PROVIDED RECORDS >>
-- start --

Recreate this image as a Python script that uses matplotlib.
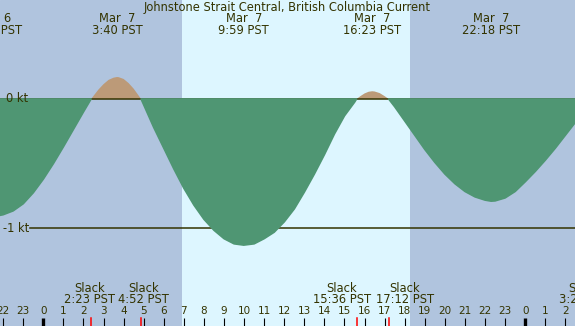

-- end --
-- start --

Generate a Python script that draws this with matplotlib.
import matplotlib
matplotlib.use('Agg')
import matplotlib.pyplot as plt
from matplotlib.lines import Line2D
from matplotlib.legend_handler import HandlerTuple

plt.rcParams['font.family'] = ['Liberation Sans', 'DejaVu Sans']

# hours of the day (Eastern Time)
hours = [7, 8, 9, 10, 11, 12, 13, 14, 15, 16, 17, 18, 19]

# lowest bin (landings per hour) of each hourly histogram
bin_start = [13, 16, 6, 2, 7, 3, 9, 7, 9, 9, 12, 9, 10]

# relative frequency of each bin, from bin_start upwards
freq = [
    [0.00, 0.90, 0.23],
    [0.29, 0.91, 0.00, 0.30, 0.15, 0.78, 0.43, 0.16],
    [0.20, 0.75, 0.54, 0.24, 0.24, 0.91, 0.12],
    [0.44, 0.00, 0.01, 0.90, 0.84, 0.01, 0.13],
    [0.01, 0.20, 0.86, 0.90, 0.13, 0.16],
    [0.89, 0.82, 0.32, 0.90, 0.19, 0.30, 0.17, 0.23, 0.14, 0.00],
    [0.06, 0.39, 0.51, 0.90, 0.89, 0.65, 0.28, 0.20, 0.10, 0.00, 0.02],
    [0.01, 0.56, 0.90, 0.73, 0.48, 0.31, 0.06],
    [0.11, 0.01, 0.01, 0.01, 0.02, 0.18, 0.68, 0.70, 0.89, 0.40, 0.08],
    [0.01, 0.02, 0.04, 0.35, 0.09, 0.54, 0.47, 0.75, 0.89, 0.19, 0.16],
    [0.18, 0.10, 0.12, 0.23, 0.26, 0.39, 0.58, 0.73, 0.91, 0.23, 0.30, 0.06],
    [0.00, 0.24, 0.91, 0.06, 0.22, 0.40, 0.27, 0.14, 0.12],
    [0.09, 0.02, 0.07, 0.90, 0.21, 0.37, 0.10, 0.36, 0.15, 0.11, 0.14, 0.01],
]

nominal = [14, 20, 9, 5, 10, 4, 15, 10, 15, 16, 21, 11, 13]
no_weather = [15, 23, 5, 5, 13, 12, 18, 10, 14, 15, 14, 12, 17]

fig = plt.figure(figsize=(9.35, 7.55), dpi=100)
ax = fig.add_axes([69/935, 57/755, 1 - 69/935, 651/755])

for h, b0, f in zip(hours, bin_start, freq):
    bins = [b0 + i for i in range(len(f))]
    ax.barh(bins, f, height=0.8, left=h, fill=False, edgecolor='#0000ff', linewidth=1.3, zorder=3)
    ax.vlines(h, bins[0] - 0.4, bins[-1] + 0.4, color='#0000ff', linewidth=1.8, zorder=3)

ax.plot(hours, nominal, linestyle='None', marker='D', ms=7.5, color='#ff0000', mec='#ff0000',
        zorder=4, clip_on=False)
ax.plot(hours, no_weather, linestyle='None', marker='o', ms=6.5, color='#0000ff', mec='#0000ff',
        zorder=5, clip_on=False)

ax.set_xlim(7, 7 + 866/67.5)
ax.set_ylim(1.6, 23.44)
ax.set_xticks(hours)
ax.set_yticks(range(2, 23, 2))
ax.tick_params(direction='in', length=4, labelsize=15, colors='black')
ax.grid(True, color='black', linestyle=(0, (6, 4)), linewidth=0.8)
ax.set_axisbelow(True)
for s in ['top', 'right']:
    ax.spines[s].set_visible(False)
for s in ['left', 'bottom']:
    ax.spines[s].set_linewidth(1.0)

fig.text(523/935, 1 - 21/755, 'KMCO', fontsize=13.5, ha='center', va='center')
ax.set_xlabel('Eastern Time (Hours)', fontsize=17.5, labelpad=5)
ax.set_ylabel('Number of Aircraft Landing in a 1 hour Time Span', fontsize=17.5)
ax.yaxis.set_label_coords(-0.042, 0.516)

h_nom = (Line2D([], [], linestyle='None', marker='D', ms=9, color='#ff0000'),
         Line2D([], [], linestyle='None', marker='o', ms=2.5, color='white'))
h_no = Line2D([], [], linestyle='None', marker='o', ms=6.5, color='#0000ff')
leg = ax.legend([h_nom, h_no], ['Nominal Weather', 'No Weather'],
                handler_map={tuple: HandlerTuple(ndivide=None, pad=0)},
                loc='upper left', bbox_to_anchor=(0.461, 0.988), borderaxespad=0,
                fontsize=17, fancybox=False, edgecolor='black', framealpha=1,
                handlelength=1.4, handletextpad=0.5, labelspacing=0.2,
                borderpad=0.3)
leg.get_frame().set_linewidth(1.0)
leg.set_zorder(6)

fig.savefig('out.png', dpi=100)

-- end --

AIM >>
Give back, word for word, only the lines above from the line holding "Generate a Python" to the line holding "9, 12, 9, 10]", both included.

SOLUTION TO THIS PROBLEM >>
Generate a Python script that draws this with matplotlib.
import matplotlib
matplotlib.use('Agg')
import matplotlib.pyplot as plt
from matplotlib.lines import Line2D
from matplotlib.legend_handler import HandlerTuple

plt.rcParams['font.family'] = ['Liberation Sans', 'DejaVu Sans']

# hours of the day (Eastern Time)
hours = [7, 8, 9, 10, 11, 12, 13, 14, 15, 16, 17, 18, 19]

# lowest bin (landings per hour) of each hourly histogram
bin_start = [13, 16, 6, 2, 7, 3, 9, 7, 9, 9, 12, 9, 10]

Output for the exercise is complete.